One thing I would definitely change is, make the threshhold level for paying income tax equal to full-time employment at the statutory minimum wage. Meaning firms could easily take on staff at minimum wage without incurring any additional tax liability. This makes it easier to create jobs. True, they are only minumum-wage jobs; but any good worker should be able to negotiate themself a pay rise after a year's probation, or leave for another job still at minimum wage, but with preferrable working conditions.
Another thing I would change would be, get rid of tax bands (which were a crude bodge, designed to simplify calculations in imperial pounds, shillings and pence without the use of a computer) and introduce a quadratic regression for income tax. The equation for amount of tax £y paid on a salary of £x would be calculated as
y = a * x ** 2 + b * x + c
where a is small, and determines how much steeper the slope gets as you climb;b is the base tax rate;
c is negative, and determines the minimum threshhold for paying tax.
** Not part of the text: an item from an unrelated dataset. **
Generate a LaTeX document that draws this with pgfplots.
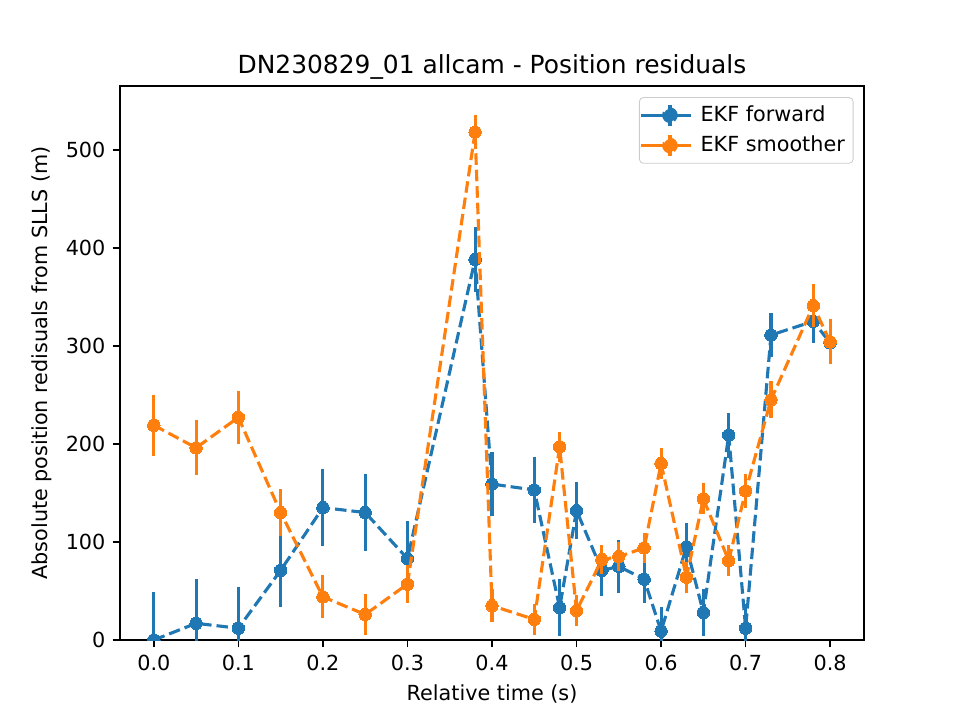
\documentclass[border=0pt]{standalone}
\usepackage{pgfplots}
\pgfplotsset{compat=1.18}
\usepackage{fontspec}
\setmainfont{DejaVu Sans}
\definecolor{C0}{HTML}{1F77B4}
\definecolor{C1}{HTML}{FF7F0E}
\pgfplotstableread{
x y e
0.00 0 49
0.05 17 45
0.10 12 42
0.15 71 37
0.20 135 39
0.25 130 39
0.30 83 38
0.38 388 33
0.40 159 33
0.45 153 34
0.48 33 29
0.50 132 29
0.53 71 26
0.55 75 27
0.58 62 24
0.60 9 25
0.63 95 24
0.65 28 24
0.68 209 23
0.70 12 25
0.73 311 22
0.78 325 22
0.80 303 22
}\forward
\pgfplotstableread{
x y e
0.00 219 31
0.05 196 28
0.10 227 27
0.15 130 24
0.20 44 22
0.25 26 21
0.30 57 19
0.38 518 17
0.40 35 17
0.45 21 16
0.48 197 15
0.50 30 16
0.53 82 15
0.55 85 15
0.58 94 15
0.60 180 16
0.63 64 16
0.65 144 16
0.68 81 16
0.70 152 17
0.73 245 19
0.78 341 22
0.80 304 23
}\smoother
\begin{document}
\begin{tikzpicture}
\path (-57.6bp,-38.4bp) rectangle (403.2bp,307.2bp);
\begin{axis}[
  at={(0,0)}, anchor=south west,
  scale only axis, width=357.12bp, height=265.92bp,
  xmin=-0.04, xmax=0.84, ymin=0, ymax=565,
  xtick={0,0.1,...,0.8}, ytick={0,100,...,500},
  xticklabel style={/pgf/number format/.cd,fixed,fixed zerofill,precision=1},
  /pgf/number format/assume math mode=true,
  tick align=outside, xtick pos=left, ytick pos=left,
  major tick length=3.5pt,
  every tick/.style={black, line width=0.8pt},
  axis line style={line width=0.8pt},
  tick label style={font=\fontsize{10}{12}\selectfont},
  label style={font=\fontsize{10}{12}\selectfont},
  xlabel={Relative time (s)},
  ylabel={Absolute position redisuals from SLLS (m)},
  title={DN230829\_01 allcam - Position residuals},
  title style={font=\fontsize{12}{14}\selectfont, yshift=-6.5pt},
  clip marker paths=true,
  legend style={at={(0.986,0.98)}, anchor=north east, draw=black!20, rounded corners=2pt,
    font=\fontsize{10}{12}\selectfont, row sep=1.5pt, inner xsep=0pt, inner ysep=2pt,
    nodes={inner xsep=4pt}},
  legend cell align=left,
  legend image code/.code={
    \path (-10pt,0pt) -- (14pt,0pt);
    \draw[#1, dash pattern=on 5.55pt off 2.4pt, mark=none] (-6pt,0pt) -- (14pt,0pt);
    \draw[#1, solid, mark=none] (4pt,-5pt) -- (4pt,5pt);
    \fill[#1] (4pt,0pt) circle (3pt);
  },
]
\addplot[C0, line width=1.5pt, dash pattern=on 5.55pt off 2.4pt,
  mark=*, mark size=3pt, mark options={solid, fill=C0, draw=C0, line width=0pt},
  error bars/.cd, y dir=both, y explicit, error mark=none,
  error bar style={solid, line width=1.5pt, C0}]
  table[x=x, y=y, y error=e] {\forward};
\addlegendentry{EKF forward}
\addplot[C1, line width=1.5pt, dash pattern=on 5.55pt off 2.4pt,
  mark=*, mark size=3pt, mark options={solid, fill=C1, draw=C1, line width=0pt},
  error bars/.cd, y dir=both, y explicit, error mark=none,
  error bar style={solid, line width=1.5pt, C1}]
  table[x=x, y=y, y error=e] {\smoother};
\addlegendentry{EKF smoother}
\end{axis}
\end{tikzpicture}
\end{document}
If y is negative, you don't pay any tax (but you don't get a refund, either) and if y is more than 0.9 * x, then you just pay 0.9 * x in tax. New values of a, b and c would be published for each financial year.
This is no problem at all to evaluate using decimal currency (where the "notes" are simply the integer and the "coins" the fraction; for example, one-fifth of a pound = £0.2 = £0.20 = 20p.), and even easier using computers. It also prevents a "creative accounting" manoeuvre whereby payments are carefully manipulated to keep everything in the most favourable tax bands. The quadratic regression is like having each tax band exactly one penny wide.
Mind, at least we aren't yet quite as bad as the American General Public; who apparently oppose redistribution of wealth even when it would be to their own advantage, lest they suddenly achieve their dream of becoming rich and consequently have to pay slightly more taxes, even when it should be obvious to all that they are never, ever going to become that rich.